Tensions in the city have eased in the past few weeks after Lebanon's rival factions signed a reconciliation accord aimed at putting the lid on a political crisis that took the country to the brink of a new civil war earlier this year. "This attack targets the army's morale and seeks to rattle relations
between the military and the residents of Tripoli... following the expanded deployment of troops," Tripoli MP Moustapha Alloush told AFP.

The army last year fought a 15-week battle with the Al-Qaeda inspired Fatah al-Islam militia in Nahr el Bared, a Palestinian refugee camp near Tripoli that left 400 people dead, including 168 soldiers.
In June and July, 23 people were killed in battles between Sunni Muslim  supporters of the government and their Damascus-backed rivals from the Alawite community in Tripoli.
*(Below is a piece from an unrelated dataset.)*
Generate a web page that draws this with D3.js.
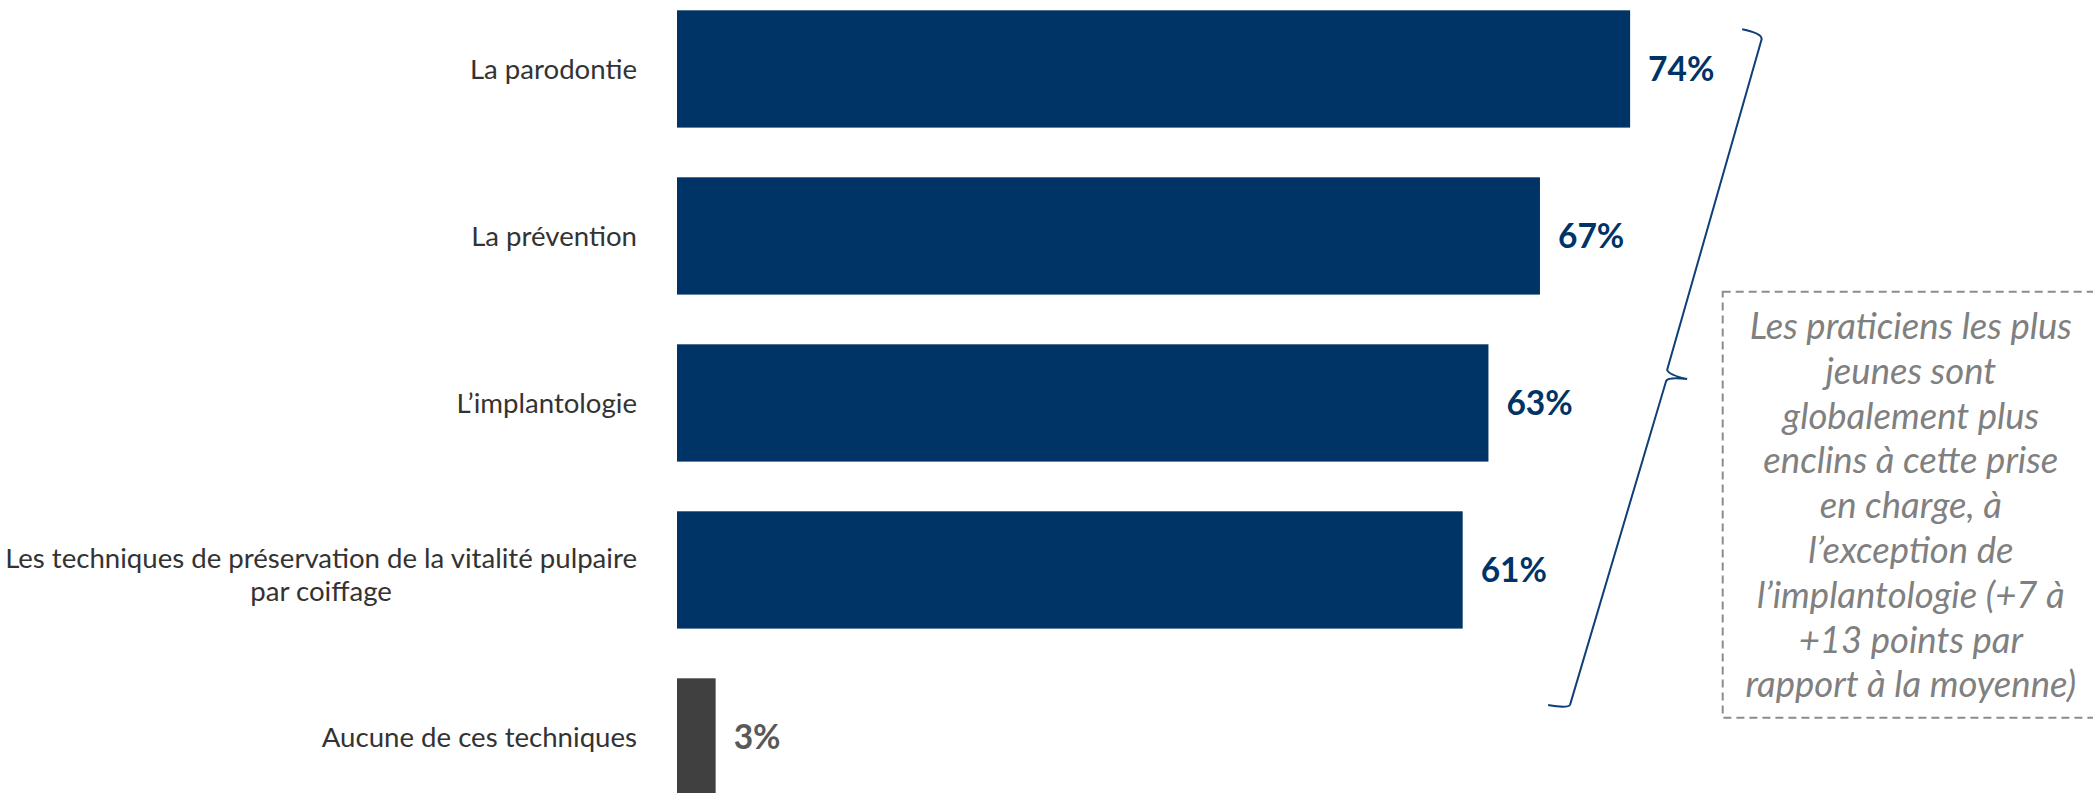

The fighting focused on the Sunni stronghold of Bab al-Tebbaneh and the mainly Alawite Jabal Mohsen district. There has been tension between the two communities ever since Lebanon's 1975-1990 civil war. Alawites are an offshoot of Shiite Islam and straddle the border into Syria whose President Bashar al-Assad is a follower of the faith.

Monday's explosion came as rival factions were working toward resolving their differences following a long-running political crisis that brought the country to the brink of civil war in May. The attack also took place amid heightened tensions in the region following a weekend bombing which left 17 people dead and 14 hurt in the capital of neighbouring Syria, Lebanon's former powerbroker. Syria's official news agency SANA said it was a suicide attack carried out by a "terrorist" with links to an Islamist extremist group.